Exercise instructions – Will you write out the data exactly, excluding every picture?
-------- Information supplied --------
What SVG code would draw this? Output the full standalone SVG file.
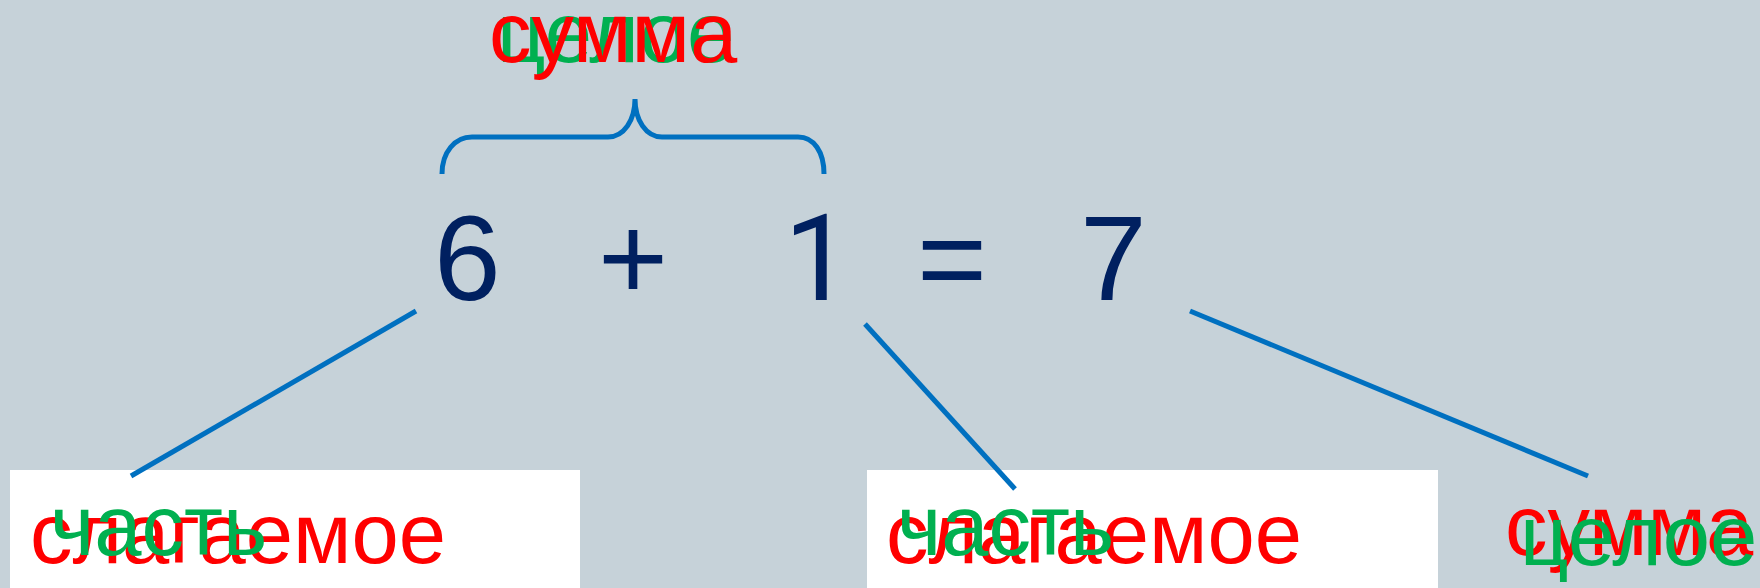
<svg xmlns="http://www.w3.org/2000/svg" width="1760" height="588" viewBox="0 0 1760 588">
<style>
.t{font-family:"Liberation Sans",Arial,sans-serif;font-size:85px}
.r{fill:#ff0000}
.g{fill:#00b050}
.d{font-family:"Liberation Sans",Arial,sans-serif;font-size:120px;fill:#002060}
.one{font-family:Roboto,"Liberation Sans",sans-serif;font-size:120px;fill:#002060}
.ln{stroke:#0070c0;stroke-width:5;fill:none}
.box{fill:#ffffff}
</style>
<rect x="0" y="0" width="1760" height="588" fill="#c6d2d9"/>
<g id="addend1">
<rect class="box" x="10" y="470" width="570" height="118"/>
<text class="t r" x="30" y="563">слагаемое</text>
<text class="t g" x="50" y="555">часть</text>
</g>
<g id="addend2">
<rect class="box" x="867" y="470" width="571" height="118"/>
<text class="t r" x="886" y="563">слагаемое</text>
<text class="t g" x="897" y="555">часть</text>
</g>
<g id="connectors">
<path class="ln" d="M442,174 C442,152 455,137 472,137 L608,137 C624,137 635,120 635,99 C635,120 646,137 662,137 L798,137 C814,137 824,152 824,174"/>
<line class="ln" x1="416" y1="311" x2="131" y2="476"/>
<line class="ln" x1="865" y1="324" x2="1015" y2="489"/>
<line class="ln" x1="1190" y1="311" x2="1588" y2="476"/>
</g>
<g id="top-label">
<text class="t g" x="497" y="62">целое</text>
<text class="t r" x="489" y="62">сумма</text>
</g>
<g id="equation">
<text class="d" x="434" y="300">6</text>
<text class="d" x="598" y="300">+</text>
<text class="one" x="784" y="300">1</text>
<text class="d" x="917" y="300">=</text>
<text class="d" x="1080" y="300">7</text>
</g>
<g id="sum">
<text class="t r" x="1505" y="555">сумма</text>
<text class="t g" x="1520" y="565">целое</text>
</g>
</svg>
--------
Answer to the task –
What SVG code would draw this? Output the full standalone SVG file.
<svg xmlns="http://www.w3.org/2000/svg" width="1760" height="588" viewBox="0 0 1760 588">
<style>
.t{font-family:"Liberation Sans",Arial,sans-serif;font-size:85px}
.r{fill:#ff0000}
.g{fill:#00b050}
.d{font-family:"Liberation Sans",Arial,sans-serif;font-size:120px;fill:#002060}
.one{font-family:Roboto,"Liberation Sans",sans-serif;font-size:120px;fill:#002060}
.ln{stroke:#0070c0;stroke-width:5;fill:none}
.box{fill:#ffffff}
</style>
<rect x="0" y="0" width="1760" height="588" fill="#c6d2d9"/>
<g id="addend1">
<rect class="box" x="10" y="470" width="570" height="118"/>
<text class="t r" x="30" y="563">слагаемое</text>
<text class="t g" x="50" y="555">часть</text>
</g>
<g id="addend2">
<rect class="box" x="867" y="470" width="571" height="118"/>
<text class="t r" x="886" y="563">слагаемое</text>
<text class="t g" x="897" y="555">часть</text>
</g>
<g id="connectors">
<path class="ln" d="M442,174 C442,152 455,137 472,137 L608,137 C624,137 635,120 635,99 C635,120 646,137 662,137 L798,137 C814,137 824,152 824,174"/>
<line class="ln" x1="416" y1="311" x2="131" y2="476"/>
<line class="ln" x1="865" y1="324" x2="1015" y2="489"/>
<line class="ln" x1="1190" y1="311" x2="1588" y2="476"/>
</g>
<g id="top-label">
<text class="t g" x="497" y="62">целое</text>
<text class="t r" x="489" y="62">сумма</text>
</g>
<g id="equation">
<text class="d" x="434" y="300">6</text>
<text class="d" x="598" y="300">+</text>
<text class="one" x="784" y="300">1</text>
<text class="d" x="917" y="300">=</text>
<text class="d" x="1080" y="300">7</text>
</g>
<g id="sum">
<text class="t r" x="1505" y="555">сумма</text>
<text class="t g" x="1520" y="565">целое</text>
</g>
</svg>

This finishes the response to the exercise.